Trump ordered strikes on three Iranian nuclear sites last year, claiming afterward that Tehran’s atomic program was obliterated.

On Tuesday, he said Iran wants “to start all over again,” and that it is “at this moment again pursuing their sinister nuclear ambitions.”

Trump has sent a massive US military force to the Middle East, deploying two aircraft carriers as well as more than a dozen other ships, a large number of warplanes and other assets to the region.

He has repeatedly threatened to strike Iran if negotiations fail to reach a new agreement. Talks with Tehran are currently set to continue on Thursday.

“My preference is to solve this problem through diplomacy but one thing is certain: I will never allow the world’s number one sponsor of terror, which they are by far, to have a nuclear weapon,” Trump said.

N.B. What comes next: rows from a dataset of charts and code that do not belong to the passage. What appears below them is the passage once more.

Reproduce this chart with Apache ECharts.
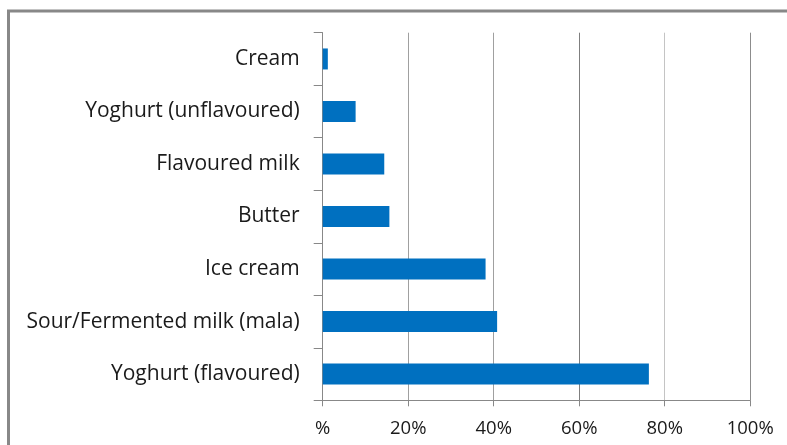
<!DOCTYPE html>
<html>
<head>
<meta charset="utf-8">
<script src="https://cdn.jsdelivr.net/npm/echarts@6/dist/echarts.min.js"></script>
<style>
  html, body { margin: 0; padding: 0; background: #ffffff; }
  #chart { width: 787px; height: 445px; }
</style>
</head>
<body>
<div id="chart"></div>
<script>
// Dairy products, share of respondents (%), listed top to bottom
const categories = [
  'Cream',
  'Yoghurt (unflavoured)',
  'Flavoured milk',
  'Butter',
  'Ice cream',
  'Sour/Fermented milk (mala)',
  'Yoghurt (flavoured)'
];
const shares = [1.2, 7.7, 14.4, 15.6, 38.1, 40.8, 76.3];
const tickLabels = ['%', '20%', '40%', '60%', '80%', '100%'];

const FONT = '"Open Sans", sans-serif';
const chart = echarts.init(document.getElementById('chart'), null, { renderer: 'canvas' });

chart.setOption({
  animation: false,
  backgroundColor: '#ffffff',
  graphic: [{
    type: 'rect',
    shape: { x: 8.5, y: 11, width: 800, height: 460 },
    style: { fill: 'none', stroke: '#888888', lineWidth: 3 },
    silent: true,
    z: 100
  }],
  grid: { left: 322.7, right: 36.8, top: 32.7, bottom: 44.7, containLabel: false },
  xAxis: {
    type: 'value',
    min: 0,
    max: 100,
    interval: 20,
    axisLine: { show: true, lineStyle: { color: '#888888', width: 1 } },
    axisTick: { show: true, length: 6, lineStyle: { color: '#888888' } },
    splitLine: {
      show: true,
      lineStyle: { color: ['#999999', '#a0a0a0', '#a0a0a0', '#7f7f7f', '#c4c4c4', '#8c8c8c'], width: 1 }
    },
    axisLabel: {
      margin: 19,
      color: '#1a1a1a',
      fontFamily: FONT,
      fontSize: 18.5,
      formatter: (v) => tickLabels[Math.round(v / 20)]
    }
  },
  yAxis: {
    type: 'category',
    data: categories,
    inverse: true,
    axisLine: { show: true, lineStyle: { color: '#888888', width: 1 } },
    axisTick: { show: true, length: 9, lineStyle: { color: '#888888' } },
    axisLabel: {
      margin: 23,
      padding: [4, 0, 0, 0],
      color: '#1a1a1a',
      fontFamily: FONT,
      fontSize: 21
    }
  },
  series: [{
    type: 'bar',
    data: shares,
    barWidth: 21,
    itemStyle: { color: '#0070c0' }
  }]
});
</script>
</body>
</html>
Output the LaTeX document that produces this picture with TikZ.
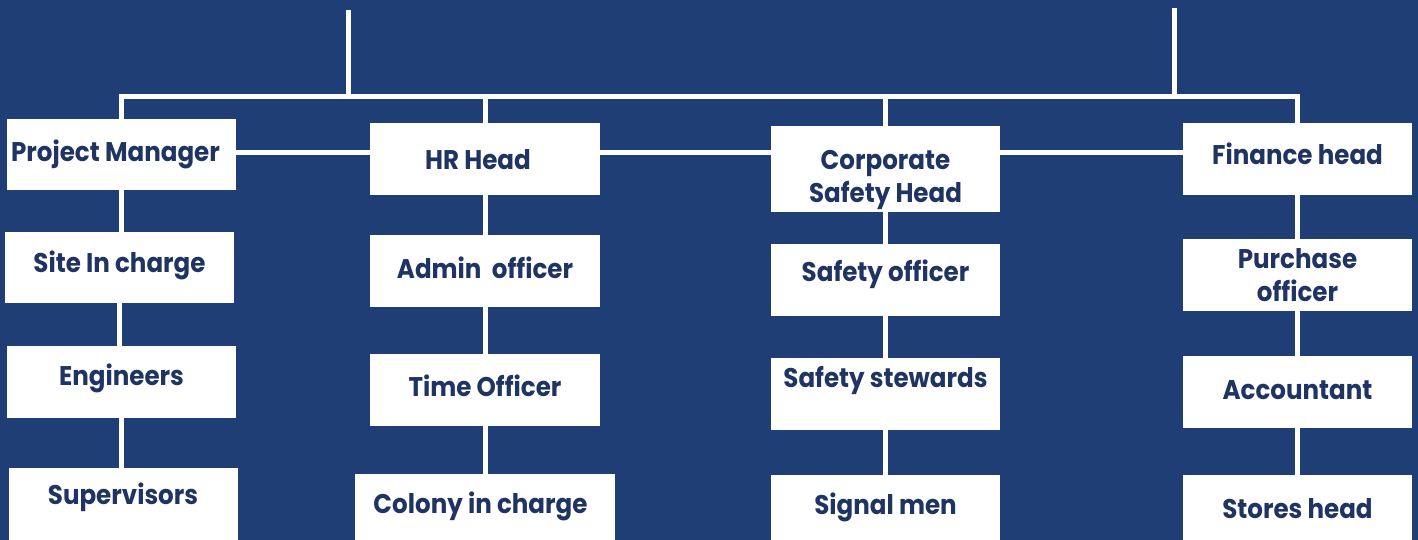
\documentclass[tikz,border=0pt]{standalone}
\usepackage{fontspec}
\setmainfont{Poppins}[FakeStretch=0.91]
\usetikzlibrary{calc}
\definecolor{bgblue}{RGB}{30,62,117}
\definecolor{txtblue}{RGB}{31,52,99}
\newcommand\shifted[3]{\raisebox{#2}[\height][\depth]{\hspace*{#1}#3}}
\tikzset{
  box/.style={fill=white, draw=none, inner sep=0pt, outer sep=0pt,
    minimum width=229pt, minimum height=72pt, text=txtblue,
    font=\fontsize{27}{33}\selectfont\bfseries, align=center},
  conn/.style={draw=white, line width=5pt}
}
\begin{document}
\begin{tikzpicture}[x=1pt,y=-1pt]
\fill[bgblue] (0,0) rectangle (1418,540);
\useasboundingbox (0,0) rectangle (1418,540);
% column 1
\node[box, minimum height=71pt] (pm) at (121.5,154.5) {\shifted{-12pt}{0.5pt}{Project Manager}};
\node[box, minimum height=71pt] (site) at (119.5,267.5) {\shifted{0pt}{2.5pt}{Site In charge}};
\node[box] (eng) at (121.5,382) {\shifted{0pt}{4pt}{Engineers}};
\node[box] (sup) at (123,504) {\shifted{0pt}{7pt}{Supervisors}};
% column 2
\node[box, minimum width=230pt] (hr) at (485,159) {\shifted{-14pt}{-1pt}{HR Head}};
\node[box, minimum width=230pt] (adm) at (485,271) {\shifted{0pt}{3pt}{Admin\ \ officer}};
\node[box, minimum width=230pt] (time) at (485,390) {\shifted{0pt}{4pt}{Time Officer}};
\node[box, minimum width=260pt, minimum height=66pt] (col) at (485,507) {\shifted{-9pt}{1pt}{Colony in charge}};
% column 3
\node[box, minimum height=86pt] (csh) at (885.5,169) {\shifted{0pt}{-10pt}{\begin{tabular}{@{}c@{}}Corporate\\Safety Head\end{tabular}}};
\node[box] (so) at (885.5,280) {\shifted{0pt}{6pt}{Safety officer}};
\node[box] (ss) at (885.5,394) {\shifted{0pt}{14pt}{Safety stewards}};
\node[box, minimum height=65pt] (sig) at (885.5,507.5) {\shifted{0pt}{0pt}{Signal men}};
% column 4
\node[box] (fin) at (1297.5,159) {\shifted{0pt}{5pt}{Finance head}};
\node[box] (pur) at (1297.5,275) {\shifted{0pt}{-3pt}{\begin{tabular}{@{}c@{}}Purchase\\officer\end{tabular}}};
\node[box] (acc) at (1297.5,392) {\shifted{0pt}{2pt}{Accountant}};
\node[box, minimum height=65pt] (sto) at (1297.5,507.5) {\shifted{0pt}{-1pt}{Stores head}};
% helper coordinates
\coordinate (bus) at (0,97);
\coordinate (mid) at (0,153);
\coordinate (t1) at (348,10);
\coordinate (t2) at (1174,8);
% top connectors
\draw[conn] (t1) -- (t1 |- bus);
\draw[conn] (t2) -- (t2 |- bus);
\draw[conn] (pm.north) |- (fin.north |- bus) -- (fin.north);
\draw[conn] (hr.north) -- (hr.north |- bus);
\draw[conn] (csh.north) -- (csh.north |- bus);
% horizontal links between heads
\draw[conn] (pm.east |- mid) -- (hr.west |- mid);
\draw[conn] (hr.east |- mid) -- (csh.west |- mid);
\draw[conn] (csh.east |- mid) -- (fin.west |- mid);
% column links
\draw[conn] (pm.south) -- (pm.south |- site.north);
\draw[conn] (site.south) -- (site.south |- eng.north);
\draw[conn] (eng.south) -- (eng.south |- sup.north);
\draw[conn] (hr.south) -- (hr.south |- adm.north);
\draw[conn] (adm.south) -- (adm.south |- time.north);
\draw[conn] (time.south) -- (time.south |- col.north);
\draw[conn] (csh.south) -- (csh.south |- so.north);
\draw[conn] (so.south) -- (so.south |- ss.north);
\draw[conn] (ss.south) -- (ss.south |- sig.north);
\draw[conn] (fin.south) -- (fin.south |- pur.north);
\draw[conn] (pur.south) -- (pur.south |- acc.north);
\draw[conn] (acc.south) -- (acc.south |- sto.north);
\end{tikzpicture}
\end{document}
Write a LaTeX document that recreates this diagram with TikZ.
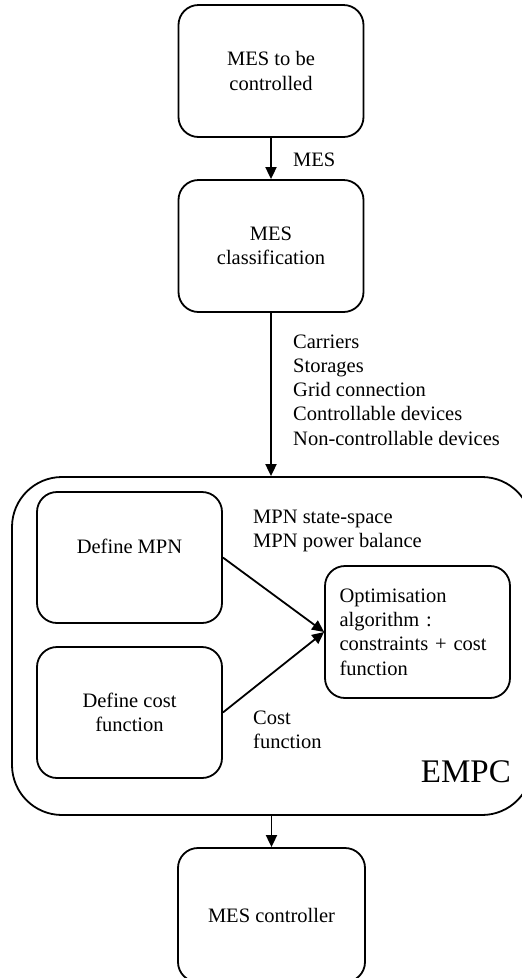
\documentclass[tikz,border=0pt]{standalone}
\usepackage{fontspec}
\setmainfont{Liberation Serif}
\usetikzlibrary{arrows.meta}

\begin{document}
\begin{tikzpicture}[
    x=1pt, y=-1pt,
    block/.style={rectangle, draw, line width=1.8pt, rounded corners=20pt, minimum width=185pt, minimum height=132pt, align=center, font=\fontsize{20.5}{24.3}\selectfont},
    frame/.style={rectangle, draw, line width=1.8pt, rounded corners=50pt, minimum width=520pt, minimum height=338pt},
    note/.style={inner sep=0pt, anchor=west, align=left, font=\fontsize{20.5}{24.3}\selectfont},
    arrow/.style={-{Triangle[length=12pt,width=11pt]}, line width=1.8pt}
]
\useasboundingbox (0,0) rectangle (522,978);

\node[frame] (empc) at (272, 646) {};

\node[block] (mes) at (271, 71) {MES to be\\controlled};
\node[block] (cls) at (271, 246) {MES\\classification};
\node[block, minimum height=131pt, text depth=22pt] (mpn) at (129.5, 557.5) {Define MPN};
\node[block, minimum height=131pt] (cost) at (129.5, 712.5) {Define cost\\function};
\node[block, align=left, text width=156pt, xshift=3pt] (opt) at (414.5, 632) {Optimisation\\algorithm :\\constraints + cost\\function};
\node[block, minimum width=187pt, minimum height=134pt] (ctrl) at (271.5, 915) {MES controller};

\node[note] (l0) at (293, 160) {MES};
\node[note] (l1) at (293, 390) {Carriers\\Storages\\Grid connection\\Controllable devices\\Non-controllable devices};
\node[note] (l2) at (253, 531) {MPN state-space\\MPN power balance};
\node[note] (l3) at (253, 730) {Cost\\function};
\node[note, anchor=east, font=\fontsize{33}{36}\selectfont] (l4) at (511, 772) {EMPC};

\draw[arrow] (mes) -- (cls);
\draw[arrow] (cls) -- (empc.north -| cls);
\draw[arrow] (mpn.east) -- (opt.west);
\draw[arrow] (cost.east) -- (opt.west);
\draw[arrow] (empc.south -| ctrl) -- (ctrl);

\end{tikzpicture}
\end{document}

The US president’s speech primarily focused on domestic issues, making no mention at all of China — Washington’s primary military and economic rival — and only briefly referring to Russia.

Trump said he was working to end the bloody conflict between Russia and Ukraine, and repeated his inaccurate claim that he had brought eight other wars to an end since returning to office in January 2025.

He also hailed NATO’s decision to spend five percent of gross domestic product on defense — a move made under heavy pressure from Trump and his administration.